> What to produce
Restate the full listing word for word and leave the pictures out.

> Data shown
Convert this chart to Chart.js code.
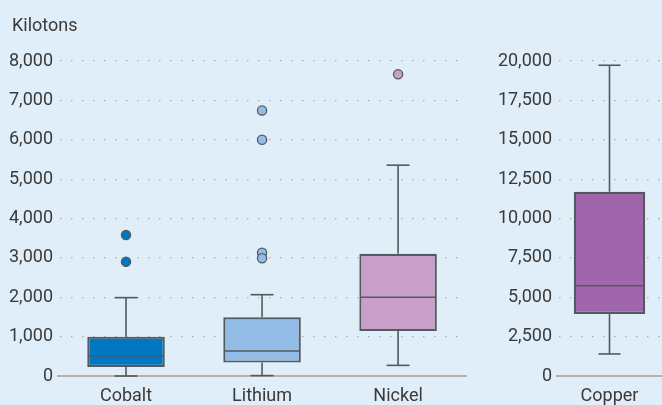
<!DOCTYPE html>
<html><head><meta charset="utf-8">
<script src="https://cdn.jsdelivr.net/npm/chart.js@4.4.0/dist/chart.umd.min.js"></script>
<style>
html,body{margin:0;padding:0;background:#e0eefa;}
#wrap{position:relative;width:662px;height:405px;overflow:hidden;background:#e0eefa}
#c1{position:absolute;left:0;top:0}
#c2{position:absolute;left:480px;top:0}
#ttl{position:absolute;left:12px;top:16px;font:18px/18px Roboto;color:#3a3a3a;white-space:nowrap}
</style></head><body>
<div id="wrap"><canvas id="c1" width="472" height="405"></canvas><canvas id="c2" width="182" height="405"></canvas><div id="ttl"></div></div>
<script>
// ---- data (left panel) ----
const categoriesLeft = ['Cobalt', 'Lithium', 'Nickel'];
const minLeft = [0, 10, 270];
const q1Left = [230, 340, 1140];
const medianLeft = [515, 635, 2000];
const q3Left = [1000, 1490, 3105];
const maxLeft = [1990, 2065, 5355];
const outliersLeft = [[3580, 2900], [6745, 6000, 3130, 2990], [7665]];
const colorsLeft = ['#0077c1', '#93bde6', '#c89fc8'];
const yTicksLeft = [0, 1000, 2000, 3000, 4000, 5000, 6000, 7000, 8000];

// ---- data (right panel) ----
const categoriesRight = ['Copper'];
const minRight = [1400];
const q1Right = [3940];
const medianRight = [5730];
const q3Right = [11700];
const maxRight = [19730];
const outliersRight = [[]];
const colorsRight = ['#a066ab'];
const yTicksRight = [0, 2500, 5000, 7500, 10000, 12500, 15000, 17500, 20000];

const yLabel = 'Kilotons';
document.getElementById('ttl').textContent = yLabel;

const TEXT = '#3a3a3a';
const STROKE = '#535a5b';
Chart.defaults.font.family = 'Roboto';
Chart.defaults.font.size = 18;
Chart.defaults.color = TEXT;

const boxPlugin = {
  id: 'boxWhisk',
  afterDatasetsDraw(chart, args, o) {
    const {ctx} = chart;
    const x = chart.scales.x, y = chart.scales.y;
    const meta = chart.getDatasetMeta(0);
    ctx.save();
    ctx.strokeStyle = STROKE;
    ctx.lineCap = 'butt';
    const seg = (x1, y1, x2, y2) => { ctx.beginPath(); ctx.moveTo(x1, y1); ctx.lineTo(x2, y2); ctx.stroke(); };
    o.cats.forEach((c, i) => {
      const cx = x.getPixelForValue(i);
      const half = meta.data[i].width / 2;
      const yMin = y.getPixelForValue(o.min[i]);
      const yQ1 = y.getPixelForValue(o.q1[i]);
      const yMed = y.getPixelForValue(o.med[i]);
      const yQ3 = y.getPixelForValue(o.q3[i]);
      const yMax = y.getPixelForValue(o.max[i]);
      ctx.lineWidth = 1.6;
      seg(cx, yQ3, cx, yMax);
      seg(cx, yQ1, cx, yMin);
      seg(cx - o.cap / 2, yMax, cx + o.cap / 2, yMax);
      seg(cx - o.cap / 2, yMin, cx + o.cap / 2, yMin);
      ctx.lineWidth = 1.6;
      seg(cx - half + 1, yMed, cx + half - 1, yMed);
    });
    ctx.restore();
  }
};

function makeChart(id, cats, mins, q1s, meds, q3s, maxs, outs, colors, ticks, opts) {
  const outlierData = outs.flatMap((arr, i) => arr.map(v => ({x: cats[i], y: v})));
  const outlierColors = outs.flatMap((arr, i) => arr.map(() => colors[i]));
  return new Chart(document.getElementById(id), {
    data: {
      labels: cats,
      datasets: [
        {
          type: 'bar',
          data: q1s.map((q, i) => [q, q3s[i]]),
          backgroundColor: colors,
          borderColor: STROKE,
          borderWidth: 2.2,
          borderSkipped: false,
          barPercentage: opts.barPct,
          categoryPercentage: 1
        },
        {
          type: 'line',
          data: outlierData,
          showLine: false,
          pointRadius: 4.6,
          pointHoverRadius: 4.6,
          pointBackgroundColor: outlierColors,
          pointBorderColor: STROKE,
          pointBorderWidth: 1.3
        }
      ]
    },
    options: {
      responsive: false,
      animation: false,
      events: [],
      layout: {padding: opts.padding},
      plugins: {
        legend: {display: false},
        tooltip: {enabled: false},
        title: {display: false},
        boxWhisk: {cats: cats, min: mins, q1: q1s, med: meds, q3: q3s, max: maxs, cap: opts.cap}
      },
      scales: {
        x: {
          type: 'category',
          grid: {display: false, drawTicks: false},
          border: {display: true, color: '#b9b1a8', width: 2},
          ticks: {padding: 10, color: TEXT, font: {size: 18}},
          afterFit: s => { s.height = 29; }
        },
        y: {
          min: 0, max: ticks[ticks.length - 1],
          afterBuildTicks: s => { s.ticks = ticks.map(v => ({value: v})); },
          ticks: {
            padding: 5, color: TEXT, font: {size: 18},
            callback: v => v.toLocaleString('en-US')
          },
          grid: {color: '#b5aca3', lineWidth: 1.2, drawTicks: false},
          border: {display: false, dash: [1.5, 9.5], dashOffset: -2},
          afterFit: s => { s.width = opts.yWidth; }
        }
      }
    },
    plugins: [boxPlugin]
  });
}

makeChart('c1', categoriesLeft, minLeft, q1Left, medianLeft, q3Left, maxLeft, outliersLeft, colorsLeft, yTicksLeft,
  {barPct: 0.57, cap: 23, yWidth: 58, padding: {left: 0, right: 0, top: 61, bottom: 0}});
makeChart('c2', categoriesRight, minRight, q1Right, medianRight, q3Right, maxRight, outliersRight, colorsRight, yTicksRight,
  {barPct: 0.68, cap: 22, yWidth: 77, padding: {left: 0, right: 0, top: 61, bottom: 0}});
</script>
</body></html>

> Exercise output
Convert this chart to Chart.js code.
<!DOCTYPE html>
<html><head><meta charset="utf-8">
<script src="https://cdn.jsdelivr.net/npm/chart.js@4.4.0/dist/chart.umd.min.js"></script>
<style>
html,body{margin:0;padding:0;background:#e0eefa;}
#wrap{position:relative;width:662px;height:405px;overflow:hidden;background:#e0eefa}
#c1{position:absolute;left:0;top:0}
#c2{position:absolute;left:480px;top:0}
#ttl{position:absolute;left:12px;top:16px;font:18px/18px Roboto;color:#3a3a3a;white-space:nowrap}
</style></head><body>
<div id="wrap"><canvas id="c1" width="472" height="405"></canvas><canvas id="c2" width="182" height="405"></canvas><div id="ttl"></div></div>
<script>
// ---- data (left panel) ----
const categoriesLeft = ['Cobalt', 'Lithium', 'Nickel'];
const minLeft = [0, 10, 270];
const q1Left = [230, 340, 1140];
const medianLeft = [515, 635, 2000];
const q3Left = [1000, 1490, 3105];
const maxLeft = [1990, 2065, 5355];
const outliersLeft = [[3580, 2900], [6745, 6000, 3130, 2990], [7665]];
const colorsLeft = ['#0077c1', '#93bde6', '#c89fc8'];
const yTicksLeft = [0, 1000, 2000, 3000, 4000, 5000, 6000, 7000, 8000];

// ---- data (right panel) ----
const categoriesRight = ['Copper'];
const minRight = [1400];
const q1Right = [3940];
const medianRight = [5730];
const q3Right = [11700];
const maxRight = [19730];
const outliersRight = [[]];
const colorsRight = ['#a066ab'];
const yTicksRight = [0, 2500, 5000, 7500, 10000, 12500, 15000, 17500, 20000];

const yLabel = 'Kilotons';
document.getElementById('ttl').textContent = yLabel;

const TEXT = '#3a3a3a';
const STROKE = '#535a5b';
Chart.defaults.font.family = 'Roboto';
Chart.defaults.font.size = 18;
Chart.defaults.color = TEXT;

const boxPlugin = {
  id: 'boxWhisk',
  afterDatasetsDraw(chart, args, o) {
    const {ctx} = chart;
    const x = chart.scales.x, y = chart.scales.y;
    const meta = chart.getDatasetMeta(0);
    ctx.save();
    ctx.strokeStyle = STROKE;
    ctx.lineCap = 'butt';
    const seg = (x1, y1, x2, y2) => { ctx.beginPath(); ctx.moveTo(x1, y1); ctx.lineTo(x2, y2); ctx.stroke(); };
    o.cats.forEach((c, i) => {
      const cx = x.getPixelForValue(i);
      const half = meta.data[i].width / 2;
      const yMin = y.getPixelForValue(o.min[i]);
      const yQ1 = y.getPixelForValue(o.q1[i]);
      const yMed = y.getPixelForValue(o.med[i]);
      const yQ3 = y.getPixelForValue(o.q3[i]);
      const yMax = y.getPixelForValue(o.max[i]);
      ctx.lineWidth = 1.6;
      seg(cx, yQ3, cx, yMax);
      seg(cx, yQ1, cx, yMin);
      seg(cx - o.cap / 2, yMax, cx + o.cap / 2, yMax);
      seg(cx - o.cap / 2, yMin, cx + o.cap / 2, yMin);
      ctx.lineWidth = 1.6;
      seg(cx - half + 1, yMed, cx + half - 1, yMed);
    });
    ctx.restore();
  }
};

function makeChart(id, cats, mins, q1s, meds, q3s, maxs, outs, colors, ticks, opts) {
  const outlierData = outs.flatMap((arr, i) => arr.map(v => ({x: cats[i], y: v})));
  const outlierColors = outs.flatMap((arr, i) => arr.map(() => colors[i]));
  return new Chart(document.getElementById(id), {
    data: {
      labels: cats,
      datasets: [
        {
          type: 'bar',
          data: q1s.map((q, i) => [q, q3s[i]]),
          backgroundColor: colors,
          borderColor: STROKE,
          borderWidth: 2.2,
          borderSkipped: false,
          barPercentage: opts.barPct,
          categoryPercentage: 1
        },
        {
          type: 'line',
          data: outlierData,
          showLine: false,
          pointRadius: 4.6,
          pointHoverRadius: 4.6,
          pointBackgroundColor: outlierColors,
          pointBorderColor: STROKE,
          pointBorderWidth: 1.3
        }
      ]
    },
    options: {
      responsive: false,
      animation: false,
      events: [],
      layout: {padding: opts.padding},
      plugins: {
        legend: {display: false},
        tooltip: {enabled: false},
        title: {display: false},
        boxWhisk: {cats: cats, min: mins, q1: q1s, med: meds, q3: q3s, max: maxs, cap: opts.cap}
      },
      scales: {
        x: {
          type: 'category',
          grid: {display: false, drawTicks: false},
          border: {display: true, color: '#b9b1a8', width: 2},
          ticks: {padding: 10, color: TEXT, font: {size: 18}},
          afterFit: s => { s.height = 29; }
        },
        y: {
          min: 0, max: ticks[ticks.length - 1],
          afterBuildTicks: s => { s.ticks = ticks.map(v => ({value: v})); },
          ticks: {
            padding: 5, color: TEXT, font: {size: 18},
            callback: v => v.toLocaleString('en-US')
          },
          grid: {color: '#b5aca3', lineWidth: 1.2, drawTicks: false},
          border: {display: false, dash: [1.5, 9.5], dashOffset: -2},
          afterFit: s => { s.width = opts.yWidth; }
        }
      }
    },
    plugins: [boxPlugin]
  });
}

makeChart('c1', categoriesLeft, minLeft, q1Left, medianLeft, q3Left, maxLeft, outliersLeft, colorsLeft, yTicksLeft,
  {barPct: 0.57, cap: 23, yWidth: 58, padding: {left: 0, right: 0, top: 61, bottom: 0}});
makeChart('c2', categoriesRight, minRight, q1Right, medianRight, q3Right, maxRight, outliersRight, colorsRight, yTicksRight,
  {barPct: 0.68, cap: 22, yWidth: 77, padding: {left: 0, right: 0, top: 61, bottom: 0}});
</script>
</body></html>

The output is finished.